**What to do**: Below are some records. Output the lines from the first one through the line that holds "27.8, 28.3, 28.8];", exactly as written, with no pictures.

**Stored records**:
━━━━
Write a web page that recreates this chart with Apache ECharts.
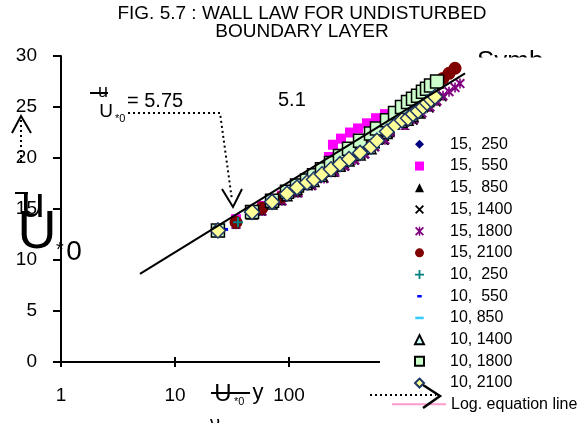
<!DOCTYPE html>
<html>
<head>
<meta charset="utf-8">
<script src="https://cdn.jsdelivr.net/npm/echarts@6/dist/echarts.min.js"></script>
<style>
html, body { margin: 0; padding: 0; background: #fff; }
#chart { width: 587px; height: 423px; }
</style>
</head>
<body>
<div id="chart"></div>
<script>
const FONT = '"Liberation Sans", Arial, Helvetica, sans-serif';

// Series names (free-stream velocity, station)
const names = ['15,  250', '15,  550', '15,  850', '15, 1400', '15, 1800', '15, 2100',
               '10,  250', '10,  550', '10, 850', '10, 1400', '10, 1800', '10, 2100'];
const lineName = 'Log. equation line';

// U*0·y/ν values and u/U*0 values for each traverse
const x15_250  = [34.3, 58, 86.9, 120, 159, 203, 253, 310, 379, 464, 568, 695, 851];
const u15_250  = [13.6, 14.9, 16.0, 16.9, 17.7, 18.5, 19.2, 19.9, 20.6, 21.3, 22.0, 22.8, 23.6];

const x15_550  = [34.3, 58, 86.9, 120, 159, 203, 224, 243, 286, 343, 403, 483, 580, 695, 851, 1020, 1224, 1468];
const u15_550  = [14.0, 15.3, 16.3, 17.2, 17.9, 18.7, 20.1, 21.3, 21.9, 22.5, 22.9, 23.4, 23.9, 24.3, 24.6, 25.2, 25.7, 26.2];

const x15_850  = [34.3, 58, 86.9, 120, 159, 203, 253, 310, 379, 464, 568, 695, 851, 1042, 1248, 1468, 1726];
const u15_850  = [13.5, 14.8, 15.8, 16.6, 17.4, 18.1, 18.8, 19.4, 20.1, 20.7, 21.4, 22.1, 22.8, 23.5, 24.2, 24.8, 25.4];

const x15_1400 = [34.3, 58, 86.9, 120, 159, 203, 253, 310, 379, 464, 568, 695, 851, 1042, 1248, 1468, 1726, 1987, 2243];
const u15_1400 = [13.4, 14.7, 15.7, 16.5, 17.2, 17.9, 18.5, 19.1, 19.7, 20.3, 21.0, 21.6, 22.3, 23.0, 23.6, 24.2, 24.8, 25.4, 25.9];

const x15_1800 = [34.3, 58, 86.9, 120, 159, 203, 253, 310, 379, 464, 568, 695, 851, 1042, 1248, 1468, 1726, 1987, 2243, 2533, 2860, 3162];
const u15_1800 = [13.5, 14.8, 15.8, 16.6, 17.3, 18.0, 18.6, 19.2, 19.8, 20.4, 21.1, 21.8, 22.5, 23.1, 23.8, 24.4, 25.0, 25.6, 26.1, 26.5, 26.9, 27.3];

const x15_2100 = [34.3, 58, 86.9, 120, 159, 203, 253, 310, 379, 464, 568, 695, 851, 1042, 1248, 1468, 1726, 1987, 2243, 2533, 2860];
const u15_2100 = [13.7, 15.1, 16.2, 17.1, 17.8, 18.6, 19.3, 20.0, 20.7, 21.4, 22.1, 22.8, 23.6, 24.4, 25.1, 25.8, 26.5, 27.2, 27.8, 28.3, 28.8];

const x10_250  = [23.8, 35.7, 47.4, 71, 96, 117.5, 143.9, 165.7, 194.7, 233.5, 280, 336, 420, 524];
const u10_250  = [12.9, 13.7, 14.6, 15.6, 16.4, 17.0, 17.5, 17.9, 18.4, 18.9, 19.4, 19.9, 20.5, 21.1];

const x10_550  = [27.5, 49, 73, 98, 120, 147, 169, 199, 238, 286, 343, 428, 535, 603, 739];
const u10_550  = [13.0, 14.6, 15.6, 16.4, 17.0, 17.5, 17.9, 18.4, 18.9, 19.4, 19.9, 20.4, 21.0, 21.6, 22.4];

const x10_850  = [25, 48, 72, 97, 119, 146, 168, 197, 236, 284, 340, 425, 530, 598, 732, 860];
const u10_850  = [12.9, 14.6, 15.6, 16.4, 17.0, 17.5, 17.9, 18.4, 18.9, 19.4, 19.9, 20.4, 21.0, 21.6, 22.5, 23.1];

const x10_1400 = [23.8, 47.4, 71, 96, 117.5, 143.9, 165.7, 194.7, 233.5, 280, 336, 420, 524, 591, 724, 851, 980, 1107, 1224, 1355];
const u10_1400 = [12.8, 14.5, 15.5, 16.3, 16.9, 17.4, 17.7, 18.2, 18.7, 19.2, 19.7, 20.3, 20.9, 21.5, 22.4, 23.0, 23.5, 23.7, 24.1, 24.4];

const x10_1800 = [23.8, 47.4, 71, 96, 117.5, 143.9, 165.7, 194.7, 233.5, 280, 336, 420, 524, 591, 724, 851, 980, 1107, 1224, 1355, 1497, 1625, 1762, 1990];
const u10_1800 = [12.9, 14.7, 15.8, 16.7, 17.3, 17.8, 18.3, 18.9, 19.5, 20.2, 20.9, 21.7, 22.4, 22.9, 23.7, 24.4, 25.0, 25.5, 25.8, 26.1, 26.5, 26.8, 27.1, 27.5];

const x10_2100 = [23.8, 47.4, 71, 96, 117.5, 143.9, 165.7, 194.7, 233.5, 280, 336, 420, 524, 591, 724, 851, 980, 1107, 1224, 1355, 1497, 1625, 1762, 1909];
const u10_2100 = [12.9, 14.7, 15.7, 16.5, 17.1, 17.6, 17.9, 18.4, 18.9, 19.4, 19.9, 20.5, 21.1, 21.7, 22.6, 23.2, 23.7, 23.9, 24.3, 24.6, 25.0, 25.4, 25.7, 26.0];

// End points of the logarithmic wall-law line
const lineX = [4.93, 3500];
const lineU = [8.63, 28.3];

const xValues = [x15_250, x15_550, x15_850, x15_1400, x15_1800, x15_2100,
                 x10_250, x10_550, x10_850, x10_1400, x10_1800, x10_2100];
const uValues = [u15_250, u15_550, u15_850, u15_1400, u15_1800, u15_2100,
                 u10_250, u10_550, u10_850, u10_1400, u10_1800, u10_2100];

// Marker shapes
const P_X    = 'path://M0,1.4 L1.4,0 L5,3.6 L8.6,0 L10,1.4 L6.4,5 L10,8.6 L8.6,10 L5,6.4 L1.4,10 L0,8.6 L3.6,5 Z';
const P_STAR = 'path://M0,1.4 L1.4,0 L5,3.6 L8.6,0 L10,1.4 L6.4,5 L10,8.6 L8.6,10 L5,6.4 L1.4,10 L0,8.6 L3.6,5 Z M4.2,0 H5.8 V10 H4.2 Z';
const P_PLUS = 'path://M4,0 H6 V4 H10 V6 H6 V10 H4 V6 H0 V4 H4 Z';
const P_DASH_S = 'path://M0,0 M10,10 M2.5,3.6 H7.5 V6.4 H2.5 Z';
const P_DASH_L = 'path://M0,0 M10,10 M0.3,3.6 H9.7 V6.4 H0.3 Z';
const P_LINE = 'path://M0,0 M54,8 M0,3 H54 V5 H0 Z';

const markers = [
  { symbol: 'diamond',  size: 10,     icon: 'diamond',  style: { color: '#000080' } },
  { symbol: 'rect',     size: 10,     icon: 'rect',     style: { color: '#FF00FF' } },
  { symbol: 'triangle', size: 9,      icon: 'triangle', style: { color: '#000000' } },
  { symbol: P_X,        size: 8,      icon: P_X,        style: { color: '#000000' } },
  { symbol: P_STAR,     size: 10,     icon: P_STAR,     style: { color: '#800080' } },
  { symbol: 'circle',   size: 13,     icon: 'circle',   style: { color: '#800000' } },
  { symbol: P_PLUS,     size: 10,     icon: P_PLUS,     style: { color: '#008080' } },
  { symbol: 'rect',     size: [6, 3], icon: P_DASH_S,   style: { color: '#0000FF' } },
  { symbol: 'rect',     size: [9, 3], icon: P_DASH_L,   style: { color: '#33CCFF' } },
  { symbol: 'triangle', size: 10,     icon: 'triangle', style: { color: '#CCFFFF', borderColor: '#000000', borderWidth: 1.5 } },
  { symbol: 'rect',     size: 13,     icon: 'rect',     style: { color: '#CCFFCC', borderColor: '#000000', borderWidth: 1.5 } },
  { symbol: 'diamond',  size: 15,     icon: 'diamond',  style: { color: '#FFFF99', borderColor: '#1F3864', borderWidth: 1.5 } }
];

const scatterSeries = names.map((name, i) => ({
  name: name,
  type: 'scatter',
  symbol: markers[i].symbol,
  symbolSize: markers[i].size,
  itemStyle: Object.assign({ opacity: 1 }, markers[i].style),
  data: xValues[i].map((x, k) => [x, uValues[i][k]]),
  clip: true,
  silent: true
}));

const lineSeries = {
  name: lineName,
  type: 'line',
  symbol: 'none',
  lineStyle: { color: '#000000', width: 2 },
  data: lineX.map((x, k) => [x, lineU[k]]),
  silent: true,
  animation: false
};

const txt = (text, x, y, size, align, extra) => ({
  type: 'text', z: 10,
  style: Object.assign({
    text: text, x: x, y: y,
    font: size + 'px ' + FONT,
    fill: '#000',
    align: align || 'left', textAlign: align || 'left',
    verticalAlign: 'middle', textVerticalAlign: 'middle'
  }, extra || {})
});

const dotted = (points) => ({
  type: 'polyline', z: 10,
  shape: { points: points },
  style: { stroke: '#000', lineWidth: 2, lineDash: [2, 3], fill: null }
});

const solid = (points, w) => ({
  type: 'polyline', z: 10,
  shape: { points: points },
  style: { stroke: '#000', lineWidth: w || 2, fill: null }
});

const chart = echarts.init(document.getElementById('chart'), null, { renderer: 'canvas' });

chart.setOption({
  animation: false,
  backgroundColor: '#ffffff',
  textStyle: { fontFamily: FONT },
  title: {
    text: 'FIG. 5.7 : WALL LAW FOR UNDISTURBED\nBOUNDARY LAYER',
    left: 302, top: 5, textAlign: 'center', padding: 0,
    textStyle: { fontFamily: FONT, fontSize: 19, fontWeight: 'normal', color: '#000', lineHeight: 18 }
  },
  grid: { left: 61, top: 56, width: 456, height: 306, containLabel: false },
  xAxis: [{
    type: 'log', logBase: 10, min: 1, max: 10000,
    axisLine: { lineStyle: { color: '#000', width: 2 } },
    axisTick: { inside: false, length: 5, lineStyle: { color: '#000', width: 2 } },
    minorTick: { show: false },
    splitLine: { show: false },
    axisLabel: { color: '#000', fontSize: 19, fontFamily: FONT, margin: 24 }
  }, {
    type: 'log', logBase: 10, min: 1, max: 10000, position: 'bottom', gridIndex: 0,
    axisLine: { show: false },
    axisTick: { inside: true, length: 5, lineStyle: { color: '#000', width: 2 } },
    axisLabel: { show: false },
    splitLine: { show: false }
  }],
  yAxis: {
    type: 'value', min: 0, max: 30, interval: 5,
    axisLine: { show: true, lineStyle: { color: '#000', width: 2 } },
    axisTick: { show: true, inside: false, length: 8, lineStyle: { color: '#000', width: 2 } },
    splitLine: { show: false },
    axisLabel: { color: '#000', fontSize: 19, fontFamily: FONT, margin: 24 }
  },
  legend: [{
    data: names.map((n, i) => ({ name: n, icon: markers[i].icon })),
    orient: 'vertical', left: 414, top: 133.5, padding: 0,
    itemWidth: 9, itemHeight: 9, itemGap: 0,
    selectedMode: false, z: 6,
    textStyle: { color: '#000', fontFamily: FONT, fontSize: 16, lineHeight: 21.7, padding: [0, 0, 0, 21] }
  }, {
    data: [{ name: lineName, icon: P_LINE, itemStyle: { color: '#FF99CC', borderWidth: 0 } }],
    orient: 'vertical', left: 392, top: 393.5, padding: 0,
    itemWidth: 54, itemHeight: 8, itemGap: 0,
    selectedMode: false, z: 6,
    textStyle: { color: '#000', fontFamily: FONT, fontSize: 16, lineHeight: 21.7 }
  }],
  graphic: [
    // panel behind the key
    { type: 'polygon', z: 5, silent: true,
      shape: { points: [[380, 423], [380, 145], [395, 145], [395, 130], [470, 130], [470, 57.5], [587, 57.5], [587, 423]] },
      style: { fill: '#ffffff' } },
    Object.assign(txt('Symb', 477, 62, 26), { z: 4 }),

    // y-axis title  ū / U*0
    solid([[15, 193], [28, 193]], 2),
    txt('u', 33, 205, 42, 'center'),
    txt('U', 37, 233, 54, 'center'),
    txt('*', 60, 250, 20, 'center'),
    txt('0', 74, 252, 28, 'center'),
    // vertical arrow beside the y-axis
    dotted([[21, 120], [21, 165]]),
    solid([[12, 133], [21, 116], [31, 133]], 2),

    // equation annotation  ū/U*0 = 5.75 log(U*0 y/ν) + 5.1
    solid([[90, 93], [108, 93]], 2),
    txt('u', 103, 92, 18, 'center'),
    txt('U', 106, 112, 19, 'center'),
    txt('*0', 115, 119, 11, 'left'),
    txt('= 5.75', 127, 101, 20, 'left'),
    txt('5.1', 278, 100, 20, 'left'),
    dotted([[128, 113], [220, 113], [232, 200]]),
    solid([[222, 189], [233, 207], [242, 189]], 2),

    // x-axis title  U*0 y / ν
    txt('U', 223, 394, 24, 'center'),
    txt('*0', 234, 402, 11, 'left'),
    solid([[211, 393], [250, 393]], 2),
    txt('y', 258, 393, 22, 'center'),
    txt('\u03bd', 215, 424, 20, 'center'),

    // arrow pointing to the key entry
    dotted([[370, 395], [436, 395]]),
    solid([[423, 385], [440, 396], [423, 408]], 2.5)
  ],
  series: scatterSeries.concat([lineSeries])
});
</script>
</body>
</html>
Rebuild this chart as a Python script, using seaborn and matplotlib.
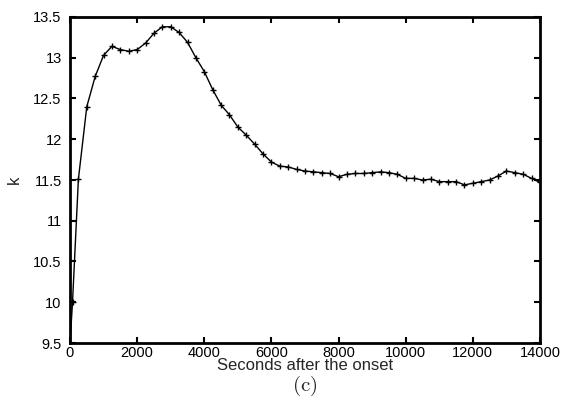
━━━━
**The output**:
Write a web page that recreates this chart with Apache ECharts.
<!DOCTYPE html>
<html>
<head>
<meta charset="utf-8">
<script src="https://cdn.jsdelivr.net/npm/echarts@6/dist/echarts.min.js"></script>
<style>
html, body { margin: 0; padding: 0; background: #fff; }
#chart { width: 587px; height: 423px; }
</style>
</head>
<body>
<div id="chart"></div>
<script>
const FONT = '"Liberation Sans", Arial, Helvetica, sans-serif';

// Series names (free-stream velocity, station)
const names = ['15,  250', '15,  550', '15,  850', '15, 1400', '15, 1800', '15, 2100',
               '10,  250', '10,  550', '10, 850', '10, 1400', '10, 1800', '10, 2100'];
const lineName = 'Log. equation line';

// U*0·y/ν values and u/U*0 values for each traverse
const x15_250  = [34.3, 58, 86.9, 120, 159, 203, 253, 310, 379, 464, 568, 695, 851];
const u15_250  = [13.6, 14.9, 16.0, 16.9, 17.7, 18.5, 19.2, 19.9, 20.6, 21.3, 22.0, 22.8, 23.6];

const x15_550  = [34.3, 58, 86.9, 120, 159, 203, 224, 243, 286, 343, 403, 483, 580, 695, 851, 1020, 1224, 1468];
const u15_550  = [14.0, 15.3, 16.3, 17.2, 17.9, 18.7, 20.1, 21.3, 21.9, 22.5, 22.9, 23.4, 23.9, 24.3, 24.6, 25.2, 25.7, 26.2];

const x15_850  = [34.3, 58, 86.9, 120, 159, 203, 253, 310, 379, 464, 568, 695, 851, 1042, 1248, 1468, 1726];
const u15_850  = [13.5, 14.8, 15.8, 16.6, 17.4, 18.1, 18.8, 19.4, 20.1, 20.7, 21.4, 22.1, 22.8, 23.5, 24.2, 24.8, 25.4];

const x15_1400 = [34.3, 58, 86.9, 120, 159, 203, 253, 310, 379, 464, 568, 695, 851, 1042, 1248, 1468, 1726, 1987, 2243];
const u15_1400 = [13.4, 14.7, 15.7, 16.5, 17.2, 17.9, 18.5, 19.1, 19.7, 20.3, 21.0, 21.6, 22.3, 23.0, 23.6, 24.2, 24.8, 25.4, 25.9];

const x15_1800 = [34.3, 58, 86.9, 120, 159, 203, 253, 310, 379, 464, 568, 695, 851, 1042, 1248, 1468, 1726, 1987, 2243, 2533, 2860, 3162];
const u15_1800 = [13.5, 14.8, 15.8, 16.6, 17.3, 18.0, 18.6, 19.2, 19.8, 20.4, 21.1, 21.8, 22.5, 23.1, 23.8, 24.4, 25.0, 25.6, 26.1, 26.5, 26.9, 27.3];

const x15_2100 = [34.3, 58, 86.9, 120, 159, 203, 253, 310, 379, 464, 568, 695, 851, 1042, 1248, 1468, 1726, 1987, 2243, 2533, 2860];
const u15_2100 = [13.7, 15.1, 16.2, 17.1, 17.8, 18.6, 19.3, 20.0, 20.7, 21.4, 22.1, 22.8, 23.6, 24.4, 25.1, 25.8, 26.5, 27.2, 27.8, 28.3, 28.8];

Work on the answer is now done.